Now Goepner says he is thankful. He walks nearly every day and skips his twice-a-week visits to Burger King in favor of healthier meals such as pasta and vegetables. (One favorite recipe -- sent to all employees -- came inside a recent check.) Both Goepner and his wife have each lost nearly 40 pounds and his cholesterol and blood pressure levels have improved significantly. "I have to tell you, I didn't realize how fat I was," says Goepner. "I am almost at the same weight I was when I got out of high school."

Not all employers are sold on the trend. Although common sense says that having healthier employees will lead to lower health-care costs, the area of disease management is so new that there is little data behind it. And many programs can be expensive, with some costing as much as $100 a month per employee.

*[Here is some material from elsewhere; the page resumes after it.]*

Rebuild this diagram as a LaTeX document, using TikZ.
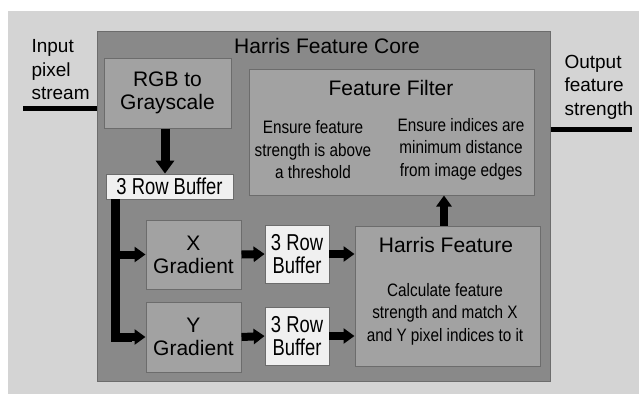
\documentclass[tikz,border=0pt]{standalone}
\usepackage{fontspec}
\setmainfont{Liberation Sans}
\newfontfamily\narrowfont[FakeStretch=0.85]{Liberation Sans}
\newfontfamily\bufffont[FakeStretch=0.8]{Liberation Sans}
\usetikzlibrary{arrows.meta}
\definecolor{bgc}{HTML}{D4D4D4}
\definecolor{corec}{HTML}{898989}
\definecolor{boxc}{HTML}{A2A2A2}
\definecolor{bufc}{HTML}{F0F0F0}
\definecolor{edgec}{HTML}{6C6C6C}
\begin{document}
\begin{tikzpicture}[x=1pt,y=-1pt,
  blk/.style={draw=edgec,line width=1pt,fill=boxc,inner sep=0pt},
  bufbox/.style={draw=edgec,line width=0.8pt,fill=bufc,inner sep=0pt},
  big/.style={font=\fontsize{21}{23}\selectfont,align=center},
  small/.style={font=\narrowfont\fontsize{18}{22.5}\selectfont,align=center},
  bufft/.style={font=\bufffont\fontsize{23}{23.5}\selectfont,align=center},
  side/.style={font=\fontsize{19}{23.5}\selectfont,align=left},
  fatarrow/.style={line width=9pt,-{Triangle[length=13pt,width=18pt]}},
  midarrow/.style={line width=8pt,-{Triangle[length=11pt,width=15pt]}},
  wire/.style={line width=5pt}]
\useasboundingbox (0,0) rectangle (639,394);
\fill[white] (0,0) rectangle (639,394);
\fill[bgc] (8,11) rectangle (639,394);
% core
\node[draw=edgec,line width=1pt,fill=corec,minimum width=453pt,minimum height=350pt,inner sep=0pt] (core) at (323.5,206) {};
\node[big] (coret) at (327,46) {Harris Feature Core};
% blocks
\node[blk,minimum width=127pt,minimum height=70pt,big] (rgb) at (167.5,93) {RGB to\\Grayscale};
\node[bufbox,minimum width=127pt,minimum height=25pt,bufft] (buf1) at (169.5,186.5) {3 Row Buffer};
\node[blk,minimum width=285pt,minimum height=126pt] (ff) at (391.5,132) {};
\node[big] (fft) at (391,88) {Feature Filter};
\node[small] (ffl) at (313,150) {Ensure feature\\strength is above\\a threshold};
\node[small] (ffr) at (461,149) {Ensure indices are\\minimum distance\\from image edges};
\node[blk,minimum width=95pt,minimum height=69pt,big] (xg) at (193.5,254.5) {X\\Gradient};
\node[blk,minimum width=95pt,minimum height=70pt,big] (yg) at (193.5,337) {Y\\Gradient};
\node[bufbox,minimum width=64pt,minimum height=58pt,bufft] (b2) at (297,254) {3 Row\\Buffer};
\node[bufbox,minimum width=64pt,minimum height=58pt,bufft] (b3) at (297,336) {3 Row\\Buffer};
\node[blk,minimum width=185pt,minimum height=140pt] (hf) at (447.5,296) {};
\node[big] (hft) at (446,245) {Harris Feature};
\node[small] (hfb) at (445,314) {Calculate feature\\strength and match X\\and Y pixel indices to it};
% side texts
\node[side,anchor=west] (inp) at (28,70) {Input\\pixel\\stream};
\node[side,anchor=west] (outp) at (561,87) {Output\\feature\\strength};
% wires
\coordinate (inL) at (23,108);
\coordinate (outR) at (632,129);
\draw[wire] (inL) -- (inL -| core.west);
\draw[wire] (outR -| core.east) -- (outR);
% arrows
\coordinate (ax) at (165,0);
\draw[fatarrow] (rgb.south -| ax) -- (buf1.north -| ax);
\coordinate (bx) at (115,199);
\draw[line width=9pt] (bx) -- (bx |- yg.west) -- ([xshift=-14pt]yg.west);
\draw[midarrow] ([xshift=-16pt]yg.west) -- (yg.west);
\draw[midarrow] (bx |- xg.west) -- (xg.west);
\draw[midarrow] (xg.east) -- (b2.west);
\draw[midarrow] (yg.east) -- (b3.west);
\draw[midarrow] (b2.east) -- (b2.east -| hf.west);
\draw[midarrow] (b3.east) -- (b3.east -| hf.west);
\coordinate (hx) at (444,0);
\draw[midarrow] (hf.north -| hx) -- (ff.south -| hx);
\end{tikzpicture}
\end{document}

Johnson & Johnson, a pioneer in the employee wellness field, has had a voluntary health-management program for several years and says there is no question that it works. The company estimates it is saving $8.5 million a year in lower health costs, lower rates of absenteeism and higher worker productivity.

The question now is whether making the programs mandatory can save even more money. Beginning in January, Cianbro says its employees will be barred from the company's wellness programs if they don't make enough effort or improvement. For those employees forced to leave the program, especially low-paid workers who could lose up to $1,500 a year, it could be a big income loss. As severe as that may sound, benefits experts say it's a tactic that is bound to grow more common.

"If costs keep going up the way they are, I bet it's two or three years before we see more employers penalizing those who don't at least try and get healthier," says Bergthold of Watson Wyatt.